Being the Chief Excitement Officer of your organization is one of the best things you can do to enhance productivity. If you lack the excitement of your vision, the rest of the organization will float aimlessly like a sailboat on a windless day.
Chief Execution Officer: Business Strategist Peter Drucker once wisely said, "Plans are only good intentions unless they immediately degenerate into hard work." As the Chief Execution Officer of your company, it is always your job to be the leader of turning the vision of where you want to be into the actions, organizational coordination, and ultimately the results that drive your growth. It's hard work, it's grinding work, and it will require you to build a team to help you to get it done.
Make no mistake, combined with your role as the Chief Excitement Officer, it is the most important role you have in the company. One of my favorite quotes from Jack Welsh says it all, "Good business leaders create a vision, articulate the vision, passionately own the vision, and relentlessly drive it to completion." Be that kind of leader through your devotion to taking the role of Chief Execution Officer for your company, every day.
Chief Empowerment Officer: As the Chief Empowerment Officer of your company, it is often your job to be the head of Human Resources, and, more specifically, Human Resource Empowerment. Said another way, it is your job to make sure that the team is recognized for their talents, listened to for their thoughts around your company and your market, and acknowledged for what they need to rise to your challenges. It is then your job to be the head of removing obstacles in their path so they can get to their greatness.
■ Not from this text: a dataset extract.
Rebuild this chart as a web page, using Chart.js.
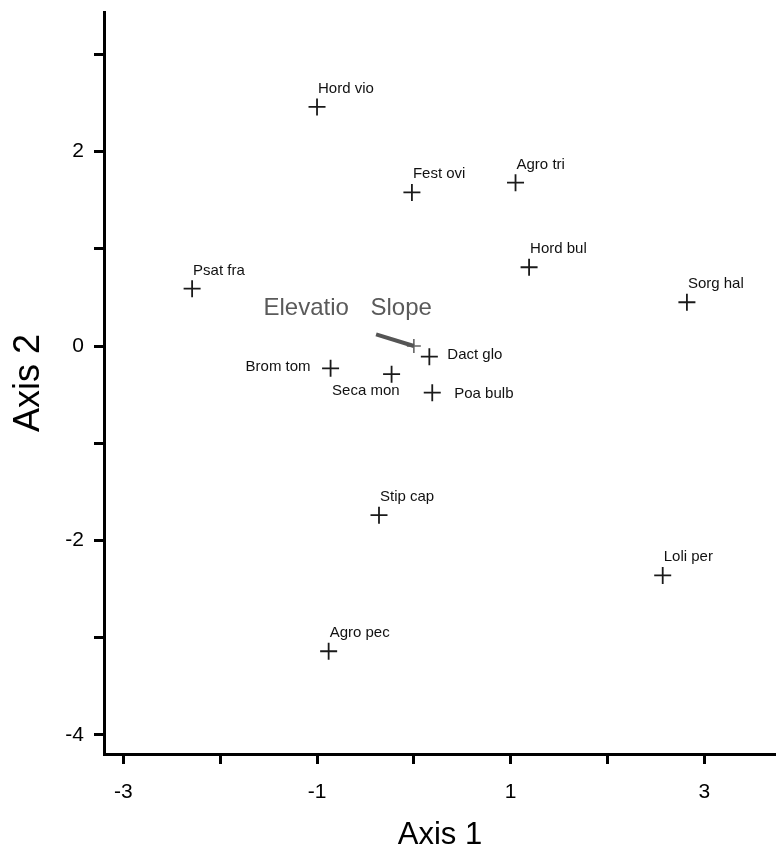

No one else in the company can better influence the path to your team's empowerment. It's your privilege as the head of the company to be the proxy head of personal empowerment, it is also your responsibility to act on this privilege.
Chief Excellence Officer: Defining excellence in your company is really about determining goals and objectives across the company and leading the process (versus owning the process). Where the result is that very executive, manager, rank-and-file employee knows what "excellence" looks like for them and how their goals and objectives roll up to the greater set of what defines the company. This is what being the Chief Excellence Officer means. As motivational speaker, Tony Robbins once said "Setting goals is the first step in turning the invisible into the visible."
As the Chief Excellence Officer of your company, you are the leader of the goal-setting process. Everyone will take their excellence achieving focus from you.
Chief Excruciating Officer: There will be times in all businesses where pain needs to be felt. For startups, it is often due to missed targets, missed deadlines for releases, or failed product launches. The results of these challenges are often painful decisions like: cutting back on expenses, cutting back on people, or asking staff to work harder and longer to meet a release deadline.
As the Chief Excruciating Officer of your company, it is your job to share the pain of the company in a way that is obvious to everyone. If your development team is working evenings and weekends to meet a deadline and you are running off to your tennis game at 4pm or posting vacation pictures on Facebook, it won't be long before they are polishing up their resumes. Why should they suffer to hit goals but you don't? If you have to make expense cutbacks, then you have to lead the process of frugality in some obvious way for everyone. And if a key hire of yours needs to be let go, it should ALWAYS be you who does it.
Quoting Game of Thrones' Ned Stark, "The man who passes the sentence should swing the sword."Misery happens from time to time in all growing organizations, it's unfortunate but inevitable. And if there is one thing that misery loves, it is company - specifically, your company as the Chief Excruciating Officer.
There are a lot of different roles a CEO has to play in order to grow a successful business. It's going to hurt, exhaust, and even break your heart at times, but knowing that your job is so much more than "the boss", more than the number cruncher, or, simply, the face of the company is going to help you, your staff, and your business get there. You're a general, a cheerleader, a teammate, a shining gold star sticker, a thinker and a doer all wrapped into one. So go forth, redefined CEO!